V Financiën en risicobeheersing
De looptijd van de tweede tranche is in beginsel van 2016 t/m 2020. Noord-Holland, het Rijk en
Schiphol Group dragen elk voor € 10 miljoen bij aan de tweede tranche. Daarbij is er het voornemen dat het Rijk en Noord-Holland jaarlijks een al dan niet variabele bijdrage leveren aan de stichting.
Schiphol Group zal bijdragen als dat op basis van de uitgaven, waarvoor de stichting zich gesteld ziet, nodig is. De bureaukosten van de stichting zullen worden toegerekend aan de specifieke projecten en activiteiten. Inclusief kantoorkosten is er dus € 30 miljoen beschikbaar voor individueel gedupeerden, gebiedsgerichte projecten en projecten/ activiteiten in het kader van de sociale cohesie.
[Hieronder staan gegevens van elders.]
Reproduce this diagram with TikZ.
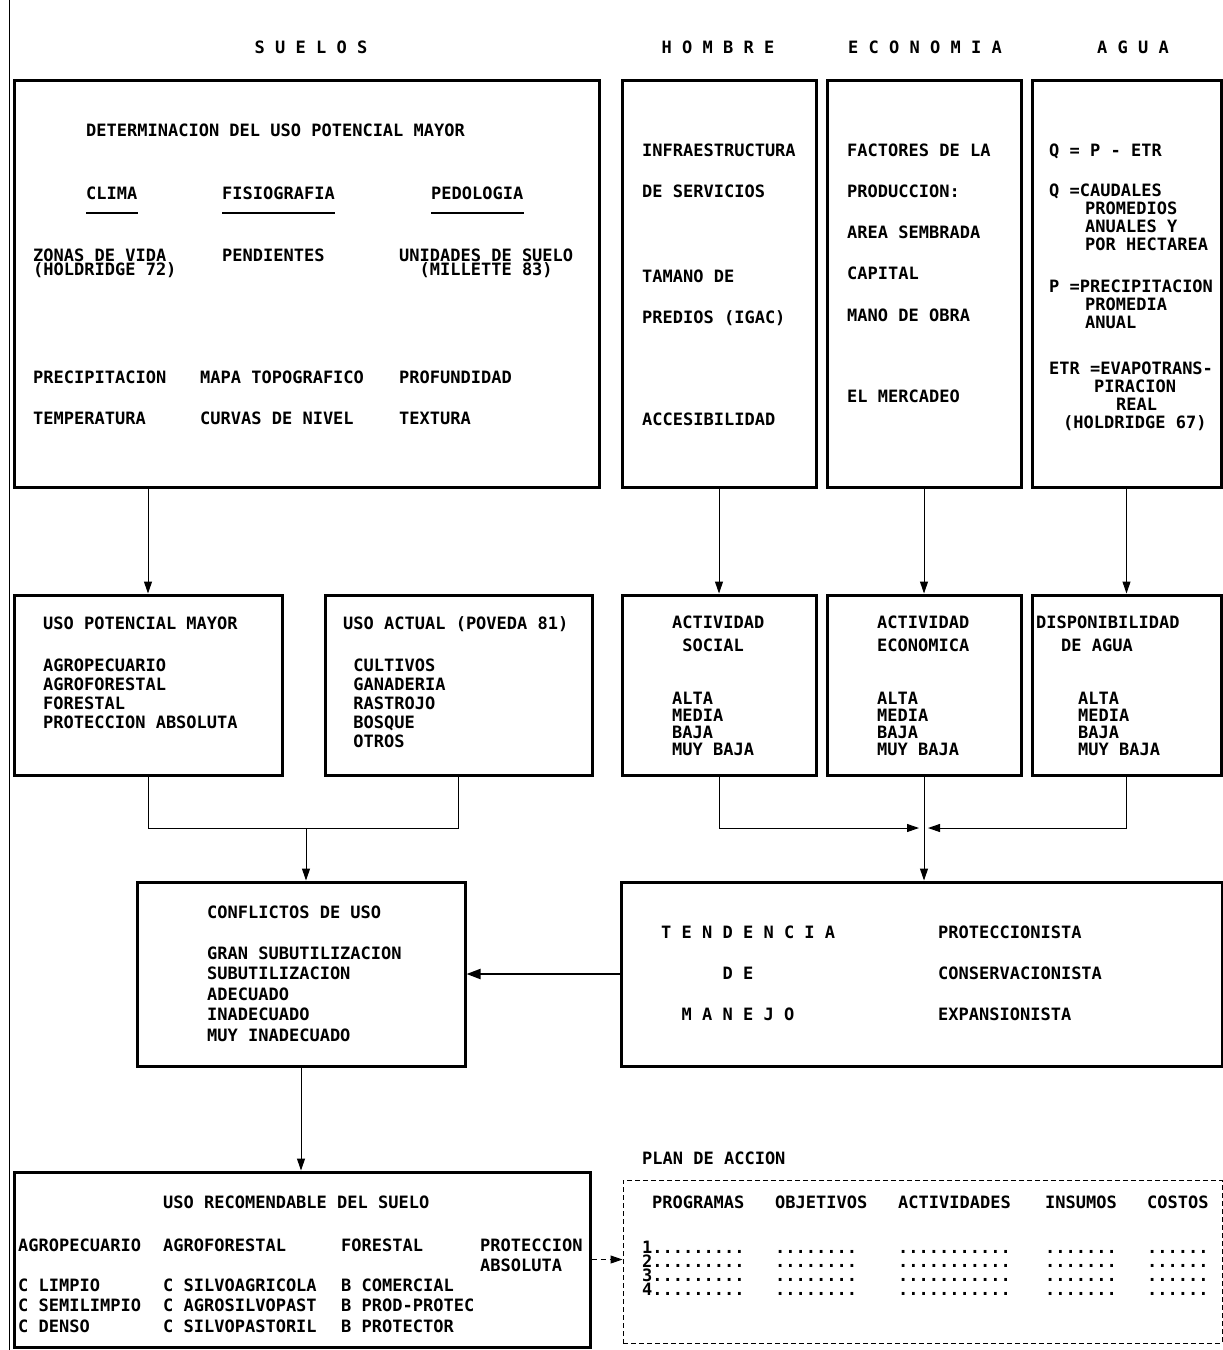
\documentclass[tikz,border=0pt]{standalone}
\usepackage{fontspec}
\newfontfamily\dotfont{DejaVu Sans Mono}
\usetikzlibrary{arrows.meta,positioning}

\begin{document}
\begin{tikzpicture}[x=1pt,y=-1pt,
  box/.style={draw,line width=3pt,inner sep=0pt},
  txt/.style={font=\dotfont\bfseries\fontsize{17}{20.5}\selectfont,anchor=north west,inner sep=0pt,align=left,yshift=6.5pt},
  hdr/.style={font=\dotfont\bfseries\fontsize{17}{20}\selectfont,inner sep=0pt},
  tight/.style={font=\dotfont\bfseries\fontsize{17}{14}\selectfont},
  compact/.style={font=\dotfont\bfseries\fontsize{17}{17}\selectfont},
  mid/.style={font=\dotfont\bfseries\fontsize{17}{18}\selectfont},
  lst/.style={font=\dotfont\bfseries\fontsize{17}{19}\selectfont},
  wide/.style={font=\dotfont\bfseries\fontsize{17}{41.2}\selectfont},
  uline/.style={line width=1.6pt},
  arr/.style={line width=1pt,-{Triangle[length=12pt,width=8pt]}},
  link/.style={line width=1pt}]
  \useasboundingbox (0,0) rectangle (1223,1350);
  % page edge
  \draw[line width=0.8pt] (9,0) -- (9,1350);
  % Headers
  \node[hdr] (hsuelos) at (311,47) {S U E L O S};
  \node[hdr] (hhombre) at (718,47) {H O M B R E};
  \node[hdr] (hecon) at (925,47) {E C O N O M I A};
  \node[hdr] (hagua) at (1133,47) {A G U A};
  % Top row boxes
  \node[box,minimum width=585pt,minimum height=407pt] (suelos) at (306.5,283.5) {};
  \node[box,minimum width=194pt,minimum height=407pt] (hombre) at (719,283.5) {};
  \node[box,minimum width=194pt,minimum height=407pt] (econ) at (924,283.5) {};
  \node[box,minimum width=189pt,minimum height=407pt] (agua) at (1126.5,283.5) {};
  % Suelos
  \node[txt] (det) at (86,130) {DETERMINACION DEL USO POTENCIAL MAYOR};
  \node[txt] (clima) at (86,193) {CLIMA};
  \node[txt] (fisio) at (222,193) {FISIOGRAFIA};
  \node[txt] (pedo) at (431,193) {PEDOLOGIA};
  \foreach \n in {clima,fisio,pedo}
    \draw[uline] ([yshift=-13pt]\n.south west) -- ([yshift=-13pt]\n.south east);
  \node[txt,tight] (zonas) at (33,255) {ZONAS DE VIDA\\(HOLDRIDGE 72)};
  \node[txt] (pend) at (222,255) {PENDIENTES};
  \node[txt,tight] (unid) at (399,255) {UNIDADES DE SUELO\\\hphantom{XX}(MILLETTE 83)};
  \node[txt,wide] (prec) at (33,377) {PRECIPITACION\\TEMPERATURA};
  \node[txt,wide] (mapa) at (200,377) {MAPA TOPOGRAFICO\\CURVAS DE NIVEL};
  \node[txt,wide] (prof) at (399,377) {PROFUNDIDAD\\TEXTURA};
  % Hombre, economia, agua
  \node[txt,wide] (infra) at (642,150) {INFRAESTRUCTURA\\DE SERVICIOS\\[44pt]TAMANO DE\\PREDIOS (IGAC)\\[60pt]ACCESIBILIDAD};
  \node[txt,wide] (fact) at (847,150) {FACTORES DE LA\\PRODUCCION:\\AREA SEMBRADA\\CAPITAL\\MANO DE OBRA\\[40pt]EL MERCADEO};
  \node[txt,mid] (qeq) at (1049,150) {Q = P - ETR\\[22pt]Q =CAUDALES\\\hspace*{36pt}PROMEDIOS\\\hspace*{36pt}ANUALES Y\\\hspace*{36pt}POR HECTAREA\\[24pt]P =PRECIPITACION\\\hspace*{36pt}PROMEDIA\\\hspace*{36pt}ANUAL\\[28pt]ETR =EVAPOTRANS-\\\hspace*{45pt}PIRACION\\\hspace*{67pt}REAL\\\hspace*{14pt}(HOLDRIDGE 67)};
  % Middle row boxes
  \node[box,minimum width=268pt,minimum height=180pt] (upm) at (148,685) {};
  \node[box,minimum width=267pt,minimum height=180pt] (actual) at (458.5,685) {};
  \node[box,minimum width=194pt,minimum height=180pt] (social) at (719,685) {};
  \node[box,minimum width=194pt,minimum height=180pt] (eco) at (924,685) {};
  \node[box,minimum width=189pt,minimum height=180pt] (disp) at (1126.5,685) {};
  \node[txt,lst] (upmt) at (43,623) {USO POTENCIAL MAYOR\\[23pt]AGROPECUARIO\\AGROFORESTAL\\FORESTAL\\PROTECCION ABSOLUTA};
  \node[txt,lst] (actt) at (343,623) {USO ACTUAL (POVEDA 81)\\[23pt]\hphantom{X}CULTIVOS\\\hphantom{X}GANADERIA\\\hphantom{X}RASTROJO\\\hphantom{X}BOSQUE\\\hphantom{X}OTROS};
  \node[txt,compact] (soct) at (672,622) {ACTIVIDAD\\[6pt]\hphantom{X}SOCIAL\\[36pt]ALTA\\MEDIA\\BAJA\\MUY BAJA};
  \node[txt,compact] (ecot) at (877,622) {ACTIVIDAD\\[6pt]ECONOMICA\\[36pt]ALTA\\MEDIA\\BAJA\\MUY BAJA};
  \node[txt,compact] (dispt) at (1036,622) {DISPONIBILIDAD\\[6pt]\hspace*{25pt}DE AGUA\\[36pt]\hspace*{42pt}ALTA\\\hspace*{42pt}MEDIA\\\hspace*{42pt}BAJA\\\hspace*{42pt}MUY BAJA};
  % Down arrows
  \draw[arr] (suelos.south -| upm.north) -- (upm.north);
  \draw[arr] (hombre.south) -- (social.north);
  \draw[arr] (econ.south) -- (eco.north);
  \draw[arr] (agua.south) -- (disp.north);
  % Lower row boxes
  \node[box,minimum width=328pt,minimum height=184pt] (confl) at (301,974) {};
  \node[box,minimum width=601pt,minimum height=184pt] (tend) at (921.5,974) {};
  \node[txt] (conft) at (207,912) {CONFLICTOS DE USO\\[20.5pt]GRAN SUBUTILIZACION\\SUBUTILIZACION\\ADECUADO\\INADECUADO\\MUY INADECUADO};
  \node[txt,wide] (tendt) at (661,932) {T E N D E N C I A\\\hphantom{TENDEN}D E\\\hphantom{TE}M A N E J O};
  \node[txt,wide] (prot) at (938,932) {PROTECCIONISTA\\CONSERVACIONISTA\\EXPANSIONISTA};
  % Joins
  \coordinate (jl) at (306,828);
  \coordinate (jr) at (923,828);
  \draw[link] (upm.south) |- (jl) -| (actual.south);
  \draw[arr] (jl) -- (jl |- confl.north);
  \draw[arr] (social.south) |- ([xshift=-4pt]jr);
  \draw[arr] (disp.south) |- ([xshift=5pt]jr);
  \draw[arr] (eco.south) -- (eco.south |- tend.north);
  \draw[line width=2pt,-{Triangle[length=14pt,width=10pt]}] (tend.west) -- (confl.east);
  % Bottom row
  \node[box,minimum width=576pt,minimum height=175pt] (recom) at (302,1259.5) {};
  \draw[arr] (confl.south) -- (confl.south |- recom.north);
  \node[txt] (rect) at (163,1202) {USO RECOMENDABLE DEL SUELO};
  \node[txt] (agrop) at (18,1245) {AGROPECUARIO\\[19.5pt]C LIMPIO\\C SEMILIMPIO\\C DENSO};
  \node[txt] (agrof) at (163,1245) {AGROFORESTAL\\[19.5pt]C SILVOAGRICOLA\\C AGROSILVOPAST\\C SILVOPASTORIL};
  \node[txt] (fores) at (341,1245) {FORESTAL\\[19.5pt]B COMERCIAL\\B PROD-PROTEC\\B PROTECTOR};
  \node[txt] (prota) at (480,1245) {PROTECCION\\ABSOLUTA};
  % Plan de accion
  \node[draw,dashed,dash pattern=on 5pt off 3pt,line width=1pt,minimum width=599pt,minimum height=163pt] (plan) at (922.5,1261.5) {};
  \node[txt] (plant) at (642,1158) {PLAN DE ACCION};
  \draw[arr,dash pattern=on 5pt off 4pt] (recom.east) -- (recom.east -| plan.west);
  \foreach \x/\t in {652/PROGRAMAS,775/OBJETIVOS,898/ACTIVIDADES,1045/INSUMOS,1147/COSTOS}
    \node[txt] (h\t) at (\x,1202) {\t};
  \foreach \r/\y in {1/1247,2/1261,3/1275,4/1289}{
    \node[txt] (p\r) at (642,\y) {\r.........};
    \node[txt] (o\r) at (775,\y) {\vphantom{1}........};
    \node[txt] (a\r) at (898,\y) {\vphantom{1}...........};
    \node[txt] (i\r) at (1045,\y) {\vphantom{1}.......};
    \node[txt] (c\r) at (1147,\y) {\vphantom{1}......};
  }
\end{tikzpicture}
\end{document}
Voor de besteding van de middelen wordt voor de looptijd van de tweede tranche, indicatief en in afwachting van een definitief voorstel door de stichting, uitgegaan van de volgende verdeling:
• Individueel gedupeerden: € 8 miljoen;
• Projecten in het kader van de sociale cohesie: € 7 miljoen;
• Gebiedsgerichte projecten: € 15 miljoen.
Voor wat betreft de gebiedsgerichte projecten wordt uitgegaan van een budget dat eenmalig wordt vastgesteld voor de gehele looptijd van de tweede tranche. Dit ligt gegeven de aard, de omvang van deze projecten en het beslag dat wordt gelegd op de middelen van de stichting, voor de hand.
Voor wat betreft projecten in het kader van het versterken van de sociale cohesie wordt gedacht aan eenmalige bijdragen op jaarbasis of voor een aantal jaren. Dat betekent dat hier eerder een verdeling op jaarbasis van het voor die categorie beschikbare totale budget voor de hand ligt.
Het voorgestelde bedrag voor individueel gedupeerden lijkt op het eerste gezicht hoog. Kanttekening hierbij is dat bij de omvang van het budget nadrukkelijk rekening wordt gehouden met het beslag dat
uitkoop op de financiële middelen kan leggen. In de eerste tranche is bij de budgetverdeling met uitkoop van individueel gedupeerden aanvankelijk geen rekening gehouden.
De stichting zal in de tweede tranche, net zoals zij in de eerste tranche heeft gedaan, grote zorg moeten besteden aan inzichtelijkheid en transparantie in de besluitvorming. Daarbij past dat de stichting net als in de eerste tranche een bezwaarmogelijkheid heeft geaccommodeerd.
Dat is de stichting verplicht in termen van een doelmatige en rechtmatige besteding van de middelen, omdat het hier (deels) om de besteding van publieke middelen gaat en – niet in de laatste plaats – voor de geloofwaardigheid en het draagvlak van het werk van de stichting zelf. Het is ook een vereiste voor een goede bedrijfsvoering die gericht is op het beheersen van risico’s. Het bestemmingsreglement zal hierop worden toegesneden bij het vastleggen van het nieuwe beleid in de tweede tranche. Bij het vormgeven van het reglement moet doorklinken dat het bij het toekennen van bijdragen door de stichting telkens gaat om een unieke en individuele afweging per project of per individueel geval waarbij het voorkomen van precedentwerking onderdeel moet zijn in de besluitvorming. Het privaatrechtelijk karakter van de stichting draagt daartoe overigens ook bij.